## SOURCE MATERIAL:

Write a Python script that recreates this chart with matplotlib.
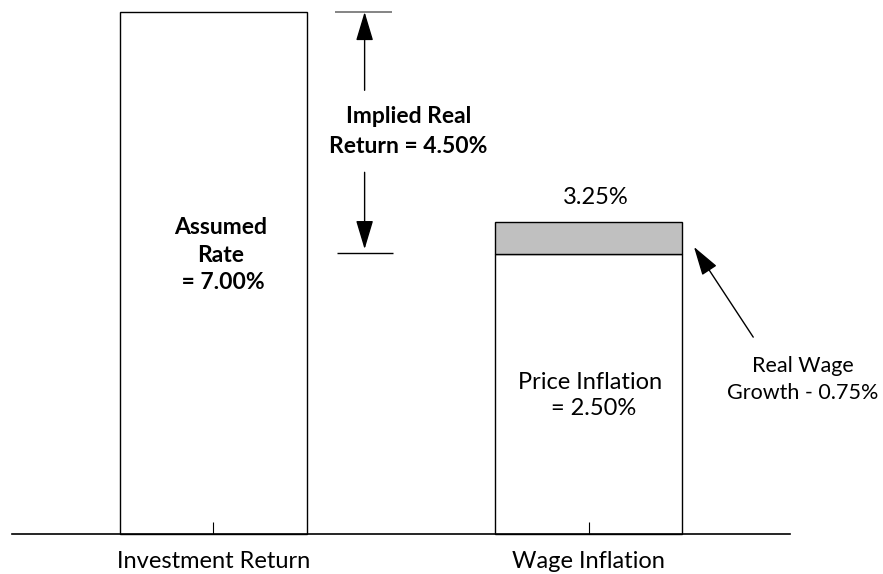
import matplotlib.pyplot as plt

plt.rcParams['font.family'] = ['Lato', 'DejaVu Sans']

# bar heights as drawn (the picture is schematic, not to scale)
categories = ['Investment Return', 'Wage Inflation']
investment_height = 7.0
wage_total_height = 4.18
price_height = 3.75

# labels shown on the chart
assumed_label = 'Assumed\nRate\n = 7.00%'
implied_label = 'Implied Real\nReturn = 4.50%'
wage_total_label = '3.25%'
price_label = 'Price Inflation\n = 2.50%'
real_wage_label = 'Real Wage\nGrowth - 0.75%'

fig = plt.figure(figsize=(8.83, 5.74), dpi=100)
ax = fig.add_axes([12 / 883, 40 / 574, 778 / 883, 522 / 574])

bar_w = 0.4987
ax.bar(0, investment_height, width=bar_w, color='white', edgecolor='black',
       linewidth=1.0, clip_on=False)
ax.bar(1, price_height, width=bar_w, color='white', edgecolor='black',
       linewidth=1.0, clip_on=False)
ax.bar(1, wage_total_height - price_height, bottom=price_height, width=bar_w,
       color='#c0c0c0', edgecolor='black', linewidth=1.0, clip_on=False)

ax.set_xlim(-0.537, 1.537)
ax.set_ylim(0, investment_height)

# implied real return marker
xa = 0.403
ax.hlines(investment_height, 0.324, 0.476, color='#707070', lw=1.2, clip_on=False)
ax.hlines(price_height + 0.02, 0.329, 0.479, color='black', lw=1.0, clip_on=False)
arrow = dict(arrowstyle='-|>,head_length=0.9,head_width=0.27', color='black',
             lw=1.0, shrinkA=0, shrinkB=0, mutation_scale=20)
ax.annotate('', xy=(xa, investment_height), xytext=(xa, 5.95), arrowprops=arrow,
            annotation_clip=False)
ax.annotate('', xy=(xa, price_height + 0.07), xytext=(xa, 4.85), arrowprops=arrow,
            annotation_clip=False)
ax.text(0.519, 5.40, implied_label, ha='center', va='center', fontsize=16.5,
        fontweight='bold', linespacing=1.52)

ax.text(0.018, 3.74, assumed_label, ha='center', va='center', fontsize=16.5,
        fontweight='bold', linespacing=1.38)

ax.text(1.02, 4.51, wage_total_label, ha='center', va='center', fontsize=17)
ax.text(1.005, 1.86, price_label, ha='center', va='center', fontsize=17,
        linespacing=1.32)

ax.annotate('', xy=(1.281, 3.85), xytext=(1.439, 2.64), arrowprops=arrow,
            annotation_clip=False)
ax.text(1.772, 2.07, real_wage_label, ha='right', va='center', fontsize=15.5,
        linespacing=1.42, multialignment='center')

for s in ['left', 'top', 'right']:
    ax.spines[s].set_visible(False)
ax.spines['bottom'].set_linewidth(1.2)
ax.set_yticks([])
ax.set_xticks([0, 1], categories, fontsize=17)
ax.tick_params(axis='x', direction='in', length=8.6, width=0.8, pad=12)

fig.savefig('out.png', dpi=100)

## EXERCISE DESCRIPTION:
Copy nothing but the lines from the top of the data down to the line containing "price_height = 3.75", and leave the pictures out.

## EXERCISE ANSWER:
Write a Python script that recreates this chart with matplotlib.
import matplotlib.pyplot as plt

plt.rcParams['font.family'] = ['Lato', 'DejaVu Sans']

# bar heights as drawn (the picture is schematic, not to scale)
categories = ['Investment Return', 'Wage Inflation']
investment_height = 7.0
wage_total_height = 4.18
price_height = 3.75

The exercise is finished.